The second private pension pillar opened, from March 15 to June 15 this year, for the fourth time in its history. Some 100,000 savers unhappy with their returns in the second pillar used the option of redirecting their money to the public pay-as-you-go pillar. The Labour Ministry expressed satisfaction that such a high number of people responded to its warning that the second pillar is not advantageous for all savers, while the opposition perceives the numbers in a positive light as well because about 1.4 million savers remained in the second pillar.

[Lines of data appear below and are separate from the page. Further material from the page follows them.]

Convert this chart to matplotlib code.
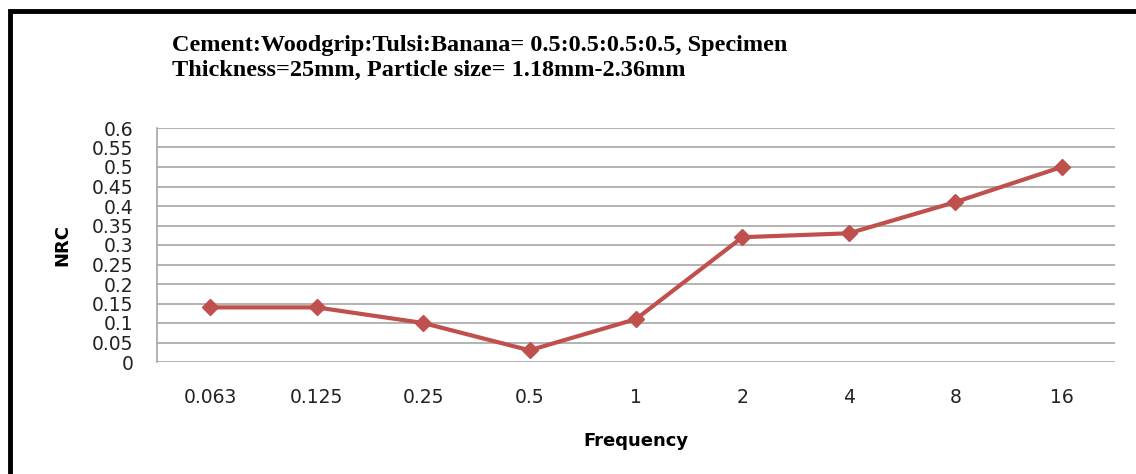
import matplotlib.pyplot as plt
from matplotlib.patches import Rectangle

# data
frequency = ["0.063", "0.125", "0.25", "0.5", "1", "2", "4", "8", "16"]
nrc = [0.14, 0.14, 0.10, 0.03, 0.11, 0.32, 0.33, 0.41, 0.50]
y_ticks = [0, 0.05, 0.1, 0.15, 0.2, 0.25, 0.3, 0.35, 0.4, 0.45, 0.5, 0.55, 0.6]
y_ticklabels = ["0", "0.05", "0.1", "0.15", "0.2", "0.25", "0.3", "0.35",
                "0.4", "0.45", "0.5", "0.55", "0.6"]
title_lines = ["Cement:Woodgrip:Tulsi:Banana= 0.5:0.5:0.5:0.5, Specimen",
               "Thickness=25mm, Particle size= 1.18mm-2.36mm"]

W, H = 1136, 474
fig = plt.figure(figsize=(W / 100, H / 100), dpi=100)

# plot area in pixel coords: x 157..1115, y 128..362
ax = fig.add_axes([157 / W, 1 - 362 / H, (1115 - 157) / W, (362 - 128) / H])

x = list(range(len(frequency)))
ax.plot(x, nrc, color="#C0504D", linewidth=3, marker="D", markersize=8,
        markeredgecolor="#C0504D", zorder=3)

ax.set_xlim(-0.5, len(frequency) - 0.5)
ax.set_ylim(0, 0.6)
ax.set_yticks(y_ticks)
ax.set_yticklabels(y_ticklabels)
ax.set_xticks(x)
ax.set_xticklabels(frequency)
ax.yaxis.grid(True, color="#a6a6a6", linewidth=1.2)
ax.set_axisbelow(True)
ax.tick_params(axis="both", length=0, labelsize=13.5, colors="#222222")
ax.tick_params(axis="y", pad=17)
ax.tick_params(axis="x", pad=19)
for s in ["top", "right", "bottom"]:
    ax.spines[s].set_visible(False)
ax.spines["left"].set_color("#a6a6a6")
ax.spines["left"].set_linewidth(1.2)

ax.set_xlabel("Frequency", fontsize=13, fontweight="bold", labelpad=18)
ax.set_ylabel("NRC", fontsize=13, fontweight="bold", labelpad=15)

# chart title, bold serif, left aligned, two lines
for k, line in enumerate(title_lines):
    fig.text(172 / W, 1 - (51 + 25 * k) / H, line,
             family="Liberation Serif", fontweight="bold", fontsize=17.5,
             ha="left", va="baseline")

# outer black frame (only left and top visible in the crop)
fig.add_artist(Rectangle((9.5 / W, -0.1), 1.2, 1 - 10.5 / H + 0.1,
                         transform=fig.transFigure, fill=False,
                         edgecolor="black", linewidth=3.5))

fig.savefig("out.png", dpi=100)
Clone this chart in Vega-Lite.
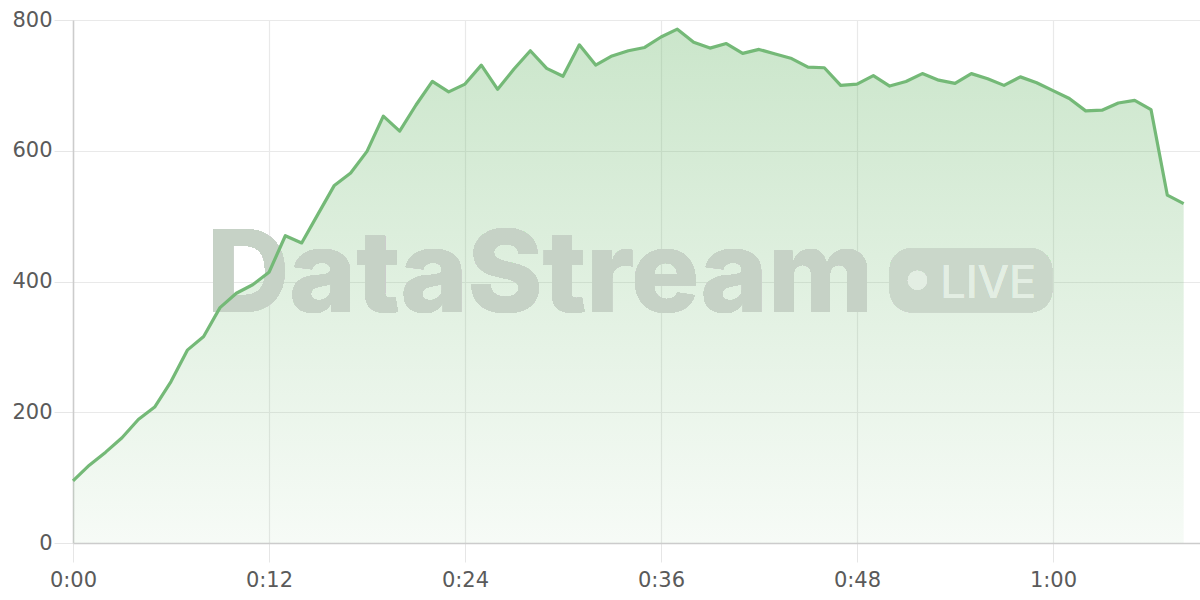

For the first time in its history, Slovakia saw its five-year bonds traded on secondary markets with a negative yield. This means that investors were willing to pay more for the possibility to deposit their money in Slovakia’s safe government securities. Behind the change is particularly the new monetary policy of the European Central Bank (ECB) through which it is trying to avoid deflation. To achieve this, the ECB has adopted several measures thanks to which the yields of Slovak bonds on secondary markets dropped to minus. One measure is so-called quantitative easing within which the ECB started purchasing the bonds of EU countries, including Slovakia, in secondary markets starting in March.
Irish low-cost airline Ryanair opened its base at Bratislava’s M. R. Štefánik Airport. The investment was projected at $200 million when the plan was announced in November 2014. The base features two specially based aircraft. Ryanair also continued to open new routes from Bratislava including to Berlin (from October) and from April 2016 new links to Manchester and Brussels-Zaventem will be opened.
After 13 years Slovakia adopted a new waste law, which aims to boost the separation and recycling of waste as well as reduction of illegal waste dumps. The law, effective as of 2016, abrogates the Recycling Fund and paying of recycling fees by producers and importers. It introduces the principle of broader responsibility, which means that producers and importers will be responsible for individual products from placing them on the market until they are disposed of.
Companies in Slovakia were awarded for doing business in a responsible way. Top Via Bona Awards of the Pontis Foundations went to Accenture and Alfa Bio of Banská Bystrica. The foundation accepted 61 nominations for the 2014 Via Bona Slovakia Awards, from which 23 advanced to the second round.
The French carmaker PSA Peugeot Citroën unveiled its plans to produce a new model of Citroën in its plant in Trnava that is expected to become the best-selling one in the future. The production of the new car will start in 2016.